Skipping observability

Add logging, crash reporting, and performance tracing to Flutter and native layers. Mixed stacks are harder to debug without correlated telemetry.

A practical rollout plan for Flutter UI

Phase 1: Pilot

Start with one bounded feature and one cross-functional team. Measure build time impact, runtime performance, and developer productivity.

Phase 2: Platform hardening

Establish templates, reusable bridge code, component libraries, and CI/CD standards. Document local setup and debugging procedures.

Phase 3: Scaled adoption

Expand to multiple features only after platform concerns are standardized. This is where governance matters more than framework enthusiasm.

Conclusion

Integrating Flutter UI into your existing workflow is most successful when treated as a platform initiative rather than a one-off feature experiment. With clear boundaries, stable contracts, thoughtful testing, and unified delivery automation, Flutter can coexist cleanly with native systems and improve release speed without sacrificing maintainability.
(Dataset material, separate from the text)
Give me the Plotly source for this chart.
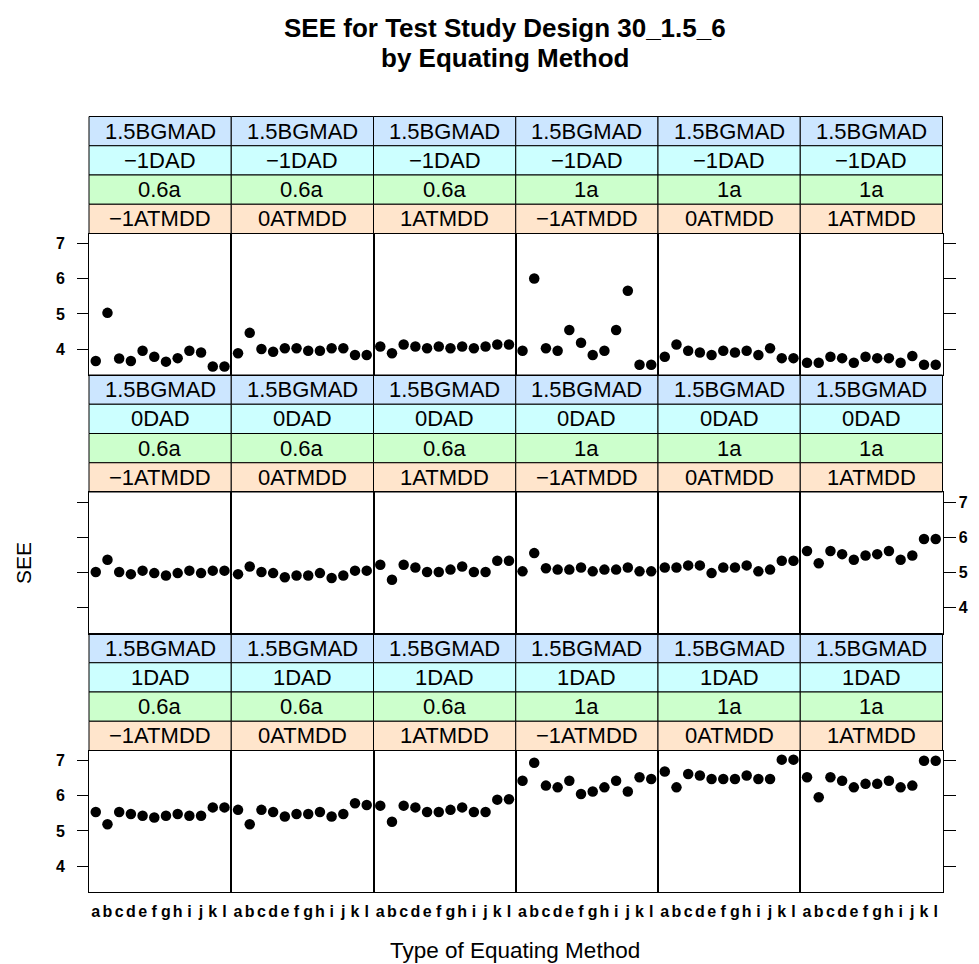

Start small, measure everything, and scale only after your workflow proves it can support hybrid development at production quality.

FAQ: Flutter UI integration

Can Flutter UI be added to an existing native app without a full rewrite?

Yes. The add-to-app model lets you embed Flutter screens or modules into Android and iOS apps incrementally.

Is Flutter UI suitable for large enterprise applications?

Yes, if teams define clear ownership boundaries, automate testing and delivery, and manage native integration contracts carefully.

What is the biggest technical risk when adopting Flutter UI?

The biggest risk is poor integration design, especially around navigation, state ownership, lifecycle handling, and excessive native-bridge communication.